▶

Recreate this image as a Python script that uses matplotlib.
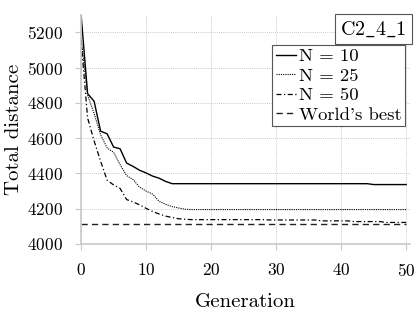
#!/usr/bin/python
""" Convergence of total distance over generations for C2_4_1 """
import matplotlib
matplotlib.use('Agg')
import matplotlib.pyplot as plt

plt.rcParams['font.family'] = ['cmr10', 'DejaVu Serif']
plt.rcParams['mathtext.fontset'] = 'cm'
plt.rcParams['axes.formatter.use_mathtext'] = True

instance = r'$\mathrm{C2\_4\_1}$'
generations = list(range(51))

# best total distance per generation, one list per population size
n10 = [5300, 4853, 4810, 4640, 4625, 4550, 4540, 4459, 4440, 4418,
       4403, 4385, 4373, 4355, 4342, 4342, 4342, 4342, 4342, 4342,
       4342, 4342, 4342, 4342, 4342, 4342, 4342, 4342, 4342, 4342,
       4342, 4342, 4342, 4342, 4342, 4342, 4342, 4342, 4342, 4342,
       4342, 4342, 4342, 4342, 4342, 4337, 4337, 4337, 4337, 4337,
       4337]
n25 = [5170, 4845, 4740, 4620, 4545, 4520, 4450, 4388, 4365, 4322,
       4300, 4283, 4242, 4225, 4212, 4204, 4197, 4195, 4195, 4195,
       4195, 4195, 4195, 4195, 4195, 4195, 4195, 4195, 4195, 4195,
       4195, 4195, 4195, 4195, 4195, 4195, 4195, 4195, 4195, 4195,
       4195, 4195, 4195, 4195, 4195, 4195, 4195, 4195, 4195, 4195,
       4195]
n50 = [5155, 4715, 4585, 4470, 4362, 4335, 4315, 4252, 4238, 4222,
       4202, 4184, 4170, 4158, 4150, 4143, 4140, 4138, 4138, 4138,
       4138, 4138, 4138, 4138, 4138, 4138, 4138, 4138, 4138, 4136,
       4136, 4136, 4136, 4136, 4136, 4136, 4136, 4131, 4131, 4131,
       4131, 4131, 4127, 4127, 4127, 4127, 4127, 4122, 4122, 4122,
       4122]
worlds_best = 4116

x_ticks = [0, 10, 20, 30, 40, 50]
y_ticks = [4000, 4200, 4400, 4600, 4800, 5000, 5200]

fig = plt.figure(figsize=(4.18, 3.16), dpi=100)
ax = fig.add_axes([0.194, 0.228, 0.787, 0.725])

ax.plot(generations, n10, color='black', lw=1.0, label='N = 10')
ax.plot(generations, n25, color='black', lw=0.8, ls=(0, (1, 1)),
        label='N = 25')
ax.plot(generations, n50, color='black', lw=0.9, ls=(0, (4, 2, 1, 2)),
        label='N = 50')
ax.plot([generations[0], generations[-1]], [worlds_best, worlds_best],
        color='#222222', lw=1.0, ls=(0, (4.5, 3)), label="World's best")

ax.set_xlim(0, 50.6)
ax.set_ylim(4000, 5300)
ax.set_xticks(x_ticks)
ax.set_yticks(y_ticks)

for side in ['top', 'right']:
    ax.spines[side].set_visible(False)
for side in ['left', 'bottom']:
    ax.spines[side].set_color('#c8c8c8')
    ax.spines[side].set_linewidth(1.2)
ax.tick_params(direction='out', length=4, width=0.8, color='#c8c8c8',
               labelsize=12.5, pad=9)
ax.grid(True, color='#b8b8b8', ls=(0, (1, 1.5)), lw=0.6)
ax.set_axisbelow(True)

ax.set_xlabel('Generation', fontsize=15, labelpad=10)
ax.set_ylabel('Total distance', fontsize=15, labelpad=3)

leg = ax.legend(loc='upper right', bbox_to_anchor=(1.0, 0.89),
                fontsize=13.4, handlelength=1.1, handletextpad=0.15,
                labelspacing=0.18, borderpad=0.2, borderaxespad=0.25,
                fancybox=False, framealpha=1, edgecolor='#555555')
leg.get_frame().set_linewidth(0.8)

ax.text(0.99, 0.98, instance, transform=ax.transAxes, ha='right', va='top',
        fontsize=14.5, bbox=dict(boxstyle='square,pad=0.25', fc='white',
                                 ec='#555555', lw=0.8))

plt.savefig('out.png', dpi=100)
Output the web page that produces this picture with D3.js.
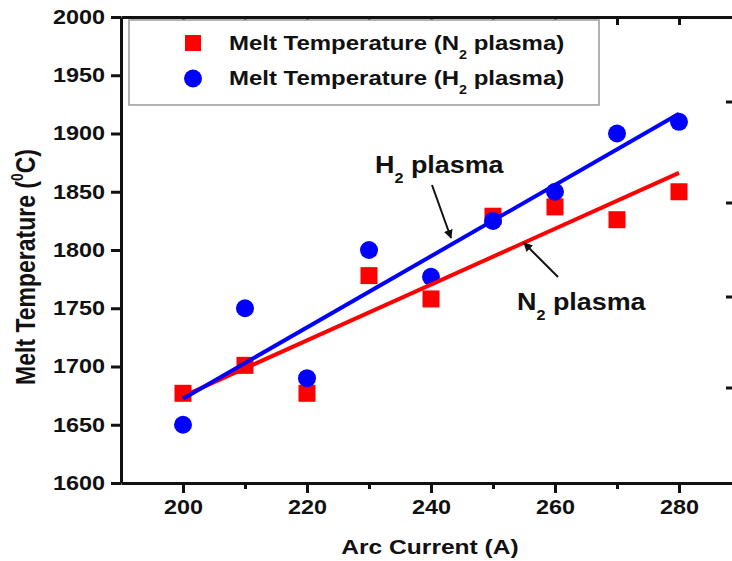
<!DOCTYPE html>
<html>
<head>
<meta charset="utf-8">
<script src="https://cdnjs.cloudflare.com/ajax/libs/d3/7.8.5/d3.min.js"></script>
<style>
  body { margin: 0; background: #fff; }
  svg { display: block; font-family: "Liberation Sans", Arial, sans-serif; font-weight: bold; }
</style>
</head>
<body>
<div id="chart"></div>
<script>
// data
const current = [200, 210, 220, 230, 240, 250, 260, 270, 280];
const tempN2 = [1677, 1701, 1677, 1778, 1758, 1829, 1837, 1826, 1850];
const tempH2 = [1650, 1750, 1690, 1800, 1777, 1825, 1850, 1900, 1910];
const xTicks = [200, 220, 240, 260, 280];
const xMinor = [210, 230, 250, 270];
const yTicks = [1600, 1650, 1700, 1750, 1800, 1850, 1900, 1950, 2000];

const W = 732, H = 561;
const SX = 1.17; // the source picture is a bit stretched sideways

const svg = d3.select("#chart").append("svg")
    .attr("width", W).attr("height", H);

// scales
const x = d3.scaleLinear().domain([190, 290]).range([121, 741]);
const y = d3.scaleLinear().domain([1600, 2000]).range([483, 17]);

// text with sub/superscripts, stretched like the original
function richText(parent, px, py, size, anchor, parts, rotate) {
    const t = parent.append("text")
        .attr("transform", "translate(" + px + "," + py + ") scale(" + SX + ",1)" + (rotate ? " rotate(-90)" : ""))
        .attr("font-size", size)
        .attr("text-anchor", anchor)
        .attr("fill", "#111");
    let shift = 0;
    parts.forEach(function(p) {
        if (typeof p === "string") {
            t.append("tspan").attr("dy", -shift).text(p);
            shift = 0;
        } else {
            const d = p.sub ? size * 0.42 : -size * 0.45;
            t.append("tspan").attr("dy", d - shift)
                .attr("font-size", size * 0.6)
                .text(p.sub || p.sup);
            shift = d;
        }
    });
    return t;
}

// axes
function styleAxis(g, fontSize) {
    g.attr("font-family", "Liberation Sans, Arial, sans-serif");
    g.select(".domain").attr("stroke", "#111").attr("stroke-width", 3);
    g.selectAll(".tick line").attr("stroke", "#111").attr("stroke-width", 3);
    g.selectAll(".tick text")
        .attr("fill", "#111")
        .attr("font-size", fontSize)
        .attr("font-weight", "bold")
        .attr("transform", "scale(" + SX + ",1)");
}

const gx = svg.append("g")
    .attr("transform", "translate(0," + y(1600) + ")")
    .call(d3.axisBottom(x).tickValues(xTicks).tickFormat(d3.format("d"))
        .tickSize(10).tickPadding(7).tickSizeOuter(0));
styleAxis(gx, 20);

const gxMinor = svg.append("g")
    .attr("transform", "translate(0," + y(1600) + ")")
    .call(d3.axisBottom(x).tickValues(xMinor).tickSize(6).tickFormat(""));
gxMinor.select(".domain").remove();
styleAxis(gxMinor, 20);

const gTop = svg.append("g")
    .attr("transform", "translate(0," + y(2000) + ")")
    .call(d3.axisBottom(x).tickValues(xTicks.concat(xMinor)).tickSize(8).tickFormat("").tickSizeOuter(0));
styleAxis(gTop, 20);

const gy = svg.append("g")
    .attr("transform", "translate(" + x(190) + ",0)")
    .call(d3.axisLeft(y).tickValues(yTicks).tickFormat(d3.format("d"))
        .tickSize(10).tickPadding(3.7).tickSizeOuter(0));
styleAxis(gy, 20);

// axis titles
richText(svg, 430, 554, 21, "middle", ["Arc Current (A)"]);
richText(svg, 35, 267, 23, "middle", ["Melt Temperature (", {sup: "0"}, "C)"], true);

// linear fits
function fit(xs, ys) {
    const mx = d3.mean(xs), my = d3.mean(ys);
    const b = d3.sum(xs, (v, i) => (v - mx) * (ys[i] - my)) / d3.sum(xs, v => (v - mx) * (v - mx));
    return v => my + b * (v - mx);
}
const fitN2 = fit(current, tempN2);
const fitH2 = fit(current, tempH2);
const ends = d3.extent(current);

// points
svg.append("g").selectAll("rect")
    .data(current)
    .enter().append("rect")
    .attr("x", (d) => x(d) - 8.5)
    .attr("y", (d, i) => y(tempN2[i]) - 8.5)
    .attr("width", 17).attr("height", 17)
    .attr("fill", "#ff0000");

svg.append("g").selectAll("circle")
    .data(current)
    .enter().append("circle")
    .attr("cx", (d) => x(d))
    .attr("cy", (d, i) => y(tempH2[i]))
    .attr("r", 9)
    .attr("fill", "#0000ff");

const line = d3.line().x(d => x(d[0])).y(d => y(d[1]));
svg.append("path")
    .attr("d", line(ends.map(v => [v, fitN2(v)])))
    .attr("fill", "none").attr("stroke", "#ff0000").attr("stroke-width", 4);
svg.append("path")
    .attr("d", line(ends.map(v => [v, fitH2(v)])))
    .attr("fill", "none").attr("stroke", "#0000ff").attr("stroke-width", 4);

// annotations with arrows
svg.append("defs").append("marker")
    .attr("id", "head").attr("viewBox", "0 0 10 10")
    .attr("refX", 9).attr("refY", 5)
    .attr("markerWidth", 4.5).attr("markerHeight", 4.5)
    .attr("orient", "auto")
    .append("path").attr("d", "M0,0L10,5L0,10Z").attr("fill", "#111");

svg.append("line")
    .attr("x1", 432).attr("y1", 185).attr("x2", 451).attr("y2", 238)
    .attr("stroke", "#111").attr("stroke-width", 2).attr("marker-end", "url(#head)");
svg.append("line")
    .attr("x1", 558).attr("y1", 277).attr("x2", 524).attr("y2", 243)
    .attr("stroke", "#111").attr("stroke-width", 2).attr("marker-end", "url(#head)");

richText(svg, 375, 173, 23, "start", ["H", {sub: "2"}, " plasma"]);
richText(svg, 517, 310, 23, "start", ["N", {sub: "2"}, " plasma"]);

// legend
const legend = svg.append("g");
legend.append("rect")
    .attr("x", 129).attr("y", 20).attr("width", 470).attr("height", 85)
    .attr("fill", "#fff").attr("stroke", "#999").attr("stroke-width", 1.5);
legend.append("rect")
    .attr("x", 185).attr("y", 35).attr("width", 16).attr("height", 16)
    .attr("fill", "#ff0000");
legend.append("circle")
    .attr("cx", 193).attr("cy", 78.5).attr("r", 9)
    .attr("fill", "#0000ff");
richText(legend, 229, 50, 20.5, "start", ["Melt Temperature (N", {sub: "2"}, " plasma)"]);
richText(legend, 229, 85, 20.5, "start", ["Melt Temperature (H", {sub: "2"}, " plasma)"]);

// stray tick marks of the neighbouring panel at the right edge
svg.append("g").selectAll("line")
    .data([102, 203, 297, 388])
    .enter().append("line")
    .attr("x1", 726).attr("x2", 733)
    .attr("y1", d => d).attr("y2", d => d)
    .attr("stroke", "#111").attr("stroke-width", 3);
</script>
</body>
</html>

◀

» EXERCISE
Everything from the top line of the data down to and including the line with "generations = list(range(51))" is to be copied, except the pictures.

» TASK OUTPUT
Recreate this image as a Python script that uses matplotlib.
#!/usr/bin/python
""" Convergence of total distance over generations for C2_4_1 """
import matplotlib
matplotlib.use('Agg')
import matplotlib.pyplot as plt

plt.rcParams['font.family'] = ['cmr10', 'DejaVu Serif']
plt.rcParams['mathtext.fontset'] = 'cm'
plt.rcParams['axes.formatter.use_mathtext'] = True

instance = r'$\mathrm{C2\_4\_1}$'
generations = list(range(51))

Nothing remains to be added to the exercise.